FFC trades at a CY13F P/E of 6.9x and D/Y of 14%, which is substantially above the Bloomberg Global Leaders Fertilizers Index (BBGLF) D/Y of 3.7%. AKD Securities TP of PkR139/share for FFC implies upside potential of 28% from current levels.
Downplaying Risks: Amid strong urea demand in CY13, FFC has witnessed earnings growth of 8%YoY in 9MCY13 and has maintained a payout ratio of 96%, quelling concerns of reduced dividend payments due to investments in AKBL (PkR10.4bn) and Al-Hamd Foods (PkR385.5mn). Going forward, while AKD Securities remains optimistic on continued strong payouts, AKD Securities highlights moderate risk to FFC’s earnings viz gas price rationalization expected in Jan’14 and a potential reversion of ENGRO’s Enven feedstock gas tariff to US$0.7/mmbtu.
In this regard, every PkR100/mmbtu increase in feedstock gas rate for FFC results in a cost hike of PkR120/bag, where AKD Securities believes a recent uptick in international urea price (current premium to local price has increased to PkR376/bag) provides ample pricing power to local players to pass on the impact. Moreover, while AKD Securities attaches a low likelihood to Enven’s feedstock tariff reversion to US$0.7/mmbtu, a resultant urea price cut by ENGRO by up to PkR153/bag (Enven cost should reduce by PkR270/bag) could wipe off FFC’s CY14F earnings by 27%.

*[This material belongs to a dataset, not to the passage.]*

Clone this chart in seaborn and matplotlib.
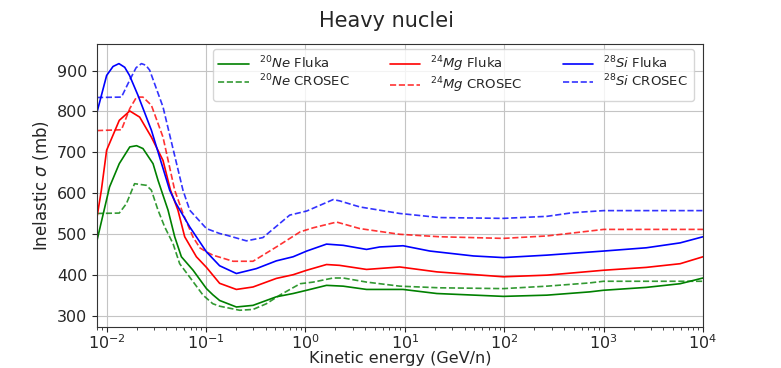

4QCY13 to remain strong: AKD Securities expects FFC to post NPAT of PkR5bn (EPS: PkR3.93) in 4QCY13 lower by 29%YoY largely due to lower dividend income from FFBL. This brings cumulative CY13F NPAT to PkR19.9bn (EPS: PkR15.64), a decline of 5%YoY. That said, FFC’s CY13F D/Y of 14% is still one of the highest in the AKD Universe and considerably above the Bloomberg Global Leaders Fertilizers Index (BBGLF) average D/Y of 3.7%.
Investment Perspective: At current levels, FFC trades at a CY13F P/E of6.9x and provides upside of 28% to AKD Securities TP of PkR139/share. In addition, diversification into other sectors such as commercial banks, food production and wind energy adds gloss to AKD Securities cases. In the near-term, any gas tariff revision to ENGRO’s Enven plant posits the key risk for FFC and AKD Securities awaits any decision by the ECC in this regard.